The moral dimension here is not just about the industry itself – not about a depersonalised economic asset or transaction. Steel has a deep, long history which I believe accounts for the resonance of this issue.

It is the people most directly connected with the industry who create this resonance – steel is woven into the lives, economy, and folklore of many communities. And nationally it is almost a touchstone – a standard or criterion by which Britain is judged or recognized.

And if the steel industry dies, what happens (and what has happened) to the people who are those communities?

The prospects for steel towns are worse than stark. 50 % of all employment in Scunthorpe is at risk as this excellent video explains. Port Talbot and the surrounding area fear an economic catastrophe if the plant closes. Even the Daily Telegraph raised fears about already-high local poverty. Redcar’s decline, brief regeneration and closure as been described as “disastrous” for Tees-side

We can probably agree with 20/20 hindsight that it was unfortunate that certain towns become so dependent on one employer. But that doesn’t help find a solution.

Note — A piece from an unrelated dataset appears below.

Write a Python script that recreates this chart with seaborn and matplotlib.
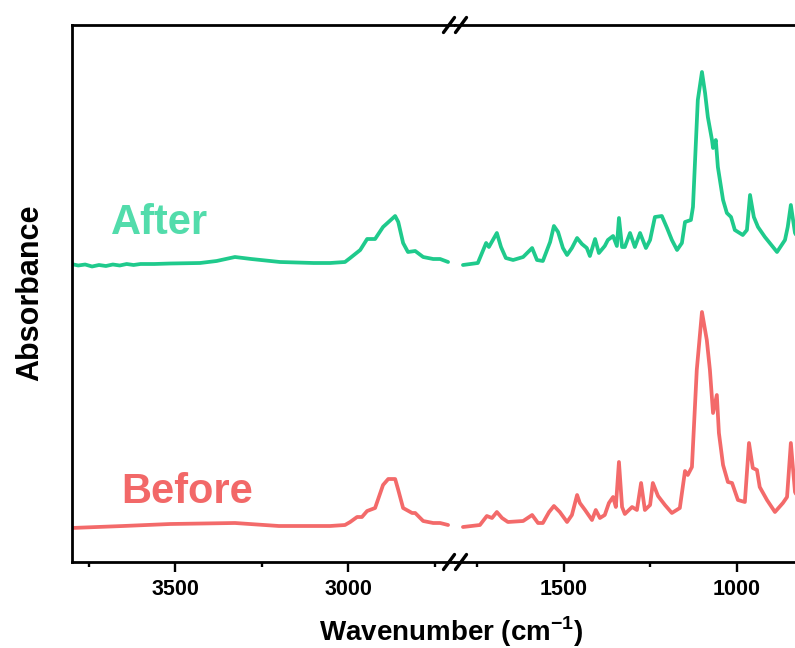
import matplotlib
matplotlib.use("Agg")
import matplotlib.pyplot as plt
import seaborn as sns
import pandas as pd

# ---------------- data ----------------
# High-wavenumber region (left panel), cm^-1
after_hi_wn = [3800, 3780, 3760, 3740, 3720, 3700, 3680, 3660, 3640, 3620, 3600,
               3560, 3514, 3428, 3380, 3327, 3280, 3197, 3100, 3052, 3009, 2994,
               2965, 2945, 2922, 2899, 2864, 2855, 2841, 2827, 2806, 2783, 2754,
               2734, 2711]
after_hi_abs = [2.98, 2.965, 2.975, 2.955, 2.97, 2.96, 2.975, 2.965, 2.98, 2.97, 2.98,
                2.98, 2.985, 2.99, 3.01, 3.05, 3.03, 3.00, 2.99, 2.99, 3.00, 3.04,
                3.12, 3.23, 3.23, 3.35, 3.46, 3.40, 3.19, 3.10, 3.11, 3.05, 3.03,
                3.03, 3.00]

before_hi_wn = [3800, 3650, 3514, 3327, 3200, 3052, 3009, 2994, 2974, 2960, 2945,
                2922, 2899, 2884, 2864, 2855, 2841, 2815, 2806, 2783, 2754, 2734, 2711]
before_hi_abs = [0.34, 0.36, 0.38, 0.39, 0.36, 0.36, 0.37, 0.40, 0.45, 0.45, 0.51,
                 0.54, 0.77, 0.83, 0.83, 0.72, 0.54, 0.49, 0.49, 0.41, 0.39, 0.39, 0.37]

# Fingerprint region (right panel), cm^-1
after_lo_wn = [1792, 1749, 1725, 1717, 1694, 1682, 1668, 1647, 1618, 1592, 1578,
               1561, 1540, 1529, 1517, 1503, 1491, 1477, 1462, 1448, 1434, 1425,
               1410, 1399, 1382, 1373, 1358, 1347, 1341, 1332, 1324, 1309, 1295,
               1280, 1263, 1251, 1237, 1217, 1202, 1188, 1173, 1159, 1150, 1133,
               1127, 1113, 1101, 1092, 1084, 1072, 1069, 1061, 1055, 1040, 1029,
               1017, 1006, 983, 971, 962, 951, 939, 919, 884, 861, 853, 844, 832, 820]
after_lo_abs = [2.97, 2.99, 3.19, 3.15, 3.29, 3.15, 3.04, 3.02, 3.05, 3.14, 3.02,
                3.01, 3.20, 3.36, 3.30, 3.14, 3.07, 3.14, 3.24, 3.18, 3.14, 3.06,
                3.23, 3.09, 3.16, 3.22, 3.26, 3.16, 3.44, 3.15, 3.15, 3.29, 3.15,
                3.29, 3.14, 3.22, 3.45, 3.46, 3.34, 3.22, 3.12, 3.19, 3.40, 3.42,
                3.55, 4.62, 4.90, 4.69, 4.45, 4.22, 4.14, 4.22, 3.95, 3.62, 3.49,
                3.45, 3.32, 3.27, 3.32, 3.67, 3.45, 3.35, 3.25, 3.10, 3.22, 3.35,
                3.57, 3.29, 3.22]

before_lo_wn = [1792, 1743, 1723, 1708, 1694, 1679, 1662, 1618, 1592, 1575, 1561,
                1543, 1529, 1512, 1491, 1477, 1462, 1454, 1439, 1419, 1408, 1396,
                1382, 1370, 1358, 1350, 1341, 1332, 1324, 1303, 1289, 1277, 1266,
                1251, 1243, 1228, 1208, 1188, 1165, 1150, 1142, 1130, 1116, 1101,
                1087, 1078, 1069, 1058, 1052, 1040, 1026, 1014, 997, 977, 965,
                954, 942, 934, 913, 890, 867, 855, 844, 832, 820]
before_lo_abs = [0.35, 0.37, 0.46, 0.44, 0.50, 0.44, 0.40, 0.41, 0.47, 0.39, 0.39,
                 0.50, 0.56, 0.50, 0.40, 0.47, 0.67, 0.59, 0.52, 0.42, 0.52, 0.44,
                 0.47, 0.59, 0.65, 0.55, 1.00, 0.55, 0.48, 0.55, 0.52, 0.79, 0.52,
                 0.57, 0.79, 0.66, 0.57, 0.49, 0.54, 0.91, 0.87, 0.95, 1.92, 2.50,
                 2.22, 1.92, 1.49, 1.67, 1.29, 0.97, 0.80, 0.79, 0.62, 0.60, 1.19,
                 0.94, 0.92, 0.75, 0.62, 0.50, 0.59, 0.65, 1.19, 0.70, 0.62]

left_xlim = (3798, 2691)
right_xlim = (1815, 832)
left_major = [3500, 3000]
left_minor = [3750, 3250, 2750]
right_major = [1500, 1000]
right_minor = [1750, 1250]

green_line = "#1fca8c"
green_text = "#52dcab"
red_line = "#f36a6a"
red_text = "#f26868"

# ---------------- figure ----------------
sns.set_theme(style="ticks")
plt.rcParams["font.family"] = ["Liberation Sans", "DejaVu Sans"]
plt.rcParams["font.weight"] = "bold"
plt.rcParams["text.color"] = "black"
plt.rcParams["xtick.color"] = "black"
plt.rcParams["xtick.labelcolor"] = "black"
plt.rcParams["mathtext.fontset"] = "custom"
plt.rcParams["mathtext.rm"] = "Liberation Sans:bold"
plt.rcParams["mathtext.bf"] = "Liberation Sans:bold"

W, H = 795, 648
fig = plt.figure(figsize=(W / 100, H / 100), dpi=100)
x0, xb, x1 = 72, 455, 795
ytop, ybot = 25, 562
ax1 = fig.add_axes([x0 / W, (H - ybot) / H, (xb - x0) / W, (ybot - ytop) / H])
ax2 = fig.add_axes([xb / W, (H - ybot) / H, (x1 - xb) / W, (ybot - ytop) / H])

def frame(wn, ab):
    return pd.DataFrame({"wn": wn, "abs": ab})

for ax, a_wn, a_ab, b_wn, b_ab in [
    (ax1, after_hi_wn, after_hi_abs, before_hi_wn, before_hi_abs),
    (ax2, after_lo_wn, after_lo_abs, before_lo_wn, before_lo_abs),
]:
    sns.lineplot(data=frame(a_wn, a_ab), x="wn", y="abs", ax=ax, color=green_line,
                 lw=2.7, estimator=None, sort=False, solid_joinstyle="round",
                 solid_capstyle="round")
    sns.lineplot(data=frame(b_wn, b_ab), x="wn", y="abs", ax=ax, color=red_line,
                 lw=2.7, estimator=None, sort=False, solid_joinstyle="round",
                 solid_capstyle="round")
    ax.set_ylim(0, 5.37)
    ax.set_yticks([])
    ax.set_xlabel("")
    ax.set_ylabel("")
    for s in ax.spines.values():
        s.set_linewidth(2.0)
        s.set_color("black")
    ax.tick_params(axis="x", which="major", direction="out", length=7, width=1.7,
                   labelsize=15.5, pad=5, colors="black")
    ax.tick_params(axis="x", which="minor", direction="out", length=3.5, width=1.7,
                   colors="black")

ax1.set_xlim(*left_xlim)
ax2.set_xlim(*right_xlim)
ax1.set_xticks(left_major)
ax1.set_xticks(left_minor, minor=True)
ax2.set_xticks(right_major)
ax2.set_xticks(right_minor, minor=True)
for ax in (ax1, ax2):
    ax.set_xticklabels([str(v) for v in ax.get_xticks()], fontweight="bold",
                       fontsize=15.5, color="black")

ax1.spines["right"].set_visible(False)
ax2.spines["left"].set_visible(False)
ax2.spines["right"].set_visible(False)

# break marks "//" on top and bottom spines
for yy in (ytop, ybot):
    for dx in (-6, 6):
        cx = xb + dx
        fig.add_artist(plt.Line2D([(cx - 5.5) / W, (cx + 5.5) / W],
                                  [(H - yy - 7.5) / H, (H - yy + 7.5) / H],
                                  color="black", lw=2.4, transform=fig.transFigure))

# annotations
fig.text(160 / W, (H - 223) / H, "After", color=green_text, fontsize=30,
         fontweight="bold", ha="center", va="center")
fig.text(187 / W, (H - 492) / H, "Before", color=red_text, fontsize=30,
         fontweight="bold", ha="center", va="center")

fig.text(30 / W, (H - 293) / H, "Absorbance", rotation=90, fontsize=22,
         fontweight="bold", ha="center", va="center", color="black")
fig.text(451 / W, (H - 632) / H, r"Wavenumber (cm$^{\mathbf{-1}}$)", fontsize=20,
         fontweight="bold", ha="center", va="center", color="black")

fig.savefig("out.png", dpi=100)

And a solution is needed, because the alternative is to push already poor, struggling, barely-keeping-heads-above-water people under a blanket of hopelessness.

You may ask, how can we make special case for steel, when we didn’t for coal? Or manufacturing? Well, it is the steel industry is what we are dealing with right now. Maybe steel makes us realise that perhaps we should have done something different for other industries. Maybe we should point to the state aid given to RBS. Maybe we just take each case on its merits.

As groups like We Own It make clear, state involvement is not an irrevocably bad news story, nor a visa to the land of incompetence and complacency. State intervention, nationalisation even, is no blank cheque, no open-ended subsidy for loss making.

Instead, as steel unions and the TUC have collectively said – it is a chance, a hope.

So far, so ethical (unless, as some seem to, you believe that it is immoral to intervene in such circumstances, that the market must be allowed to prevail, that the state should not act as subsidiser of last resort, that the case against steel is overwhelming). But there is an economic justification too. Put simply, saving steel has significant financial plus-points.

That argument rolls across the issue of huge pension liabilities. But we should engage with this challenge, not run away from it. As financial online journal Citywire makes clear, there are options here for those who chose to seek them.

It also makes no sense to destroy the integrity of historic pension arrangements and depress the spending power of those in retirement – possibly even creating poverty for pensioners as well as for people of working age. All contributions to the economy are important.

There are many genuine practical questions and concerns. But we seem plagued by shades of grey in a fairly black-and-white scenario. The government should take the morally right decision, calling on strong supporting arguments of economics and strategic national interest.

Intervention – renationalisation – if you like – will save so much more than the UK steel industry, important as that is in its own right. It will reconnect an increasingly distant government with the peole it has an obligation to protect and serve.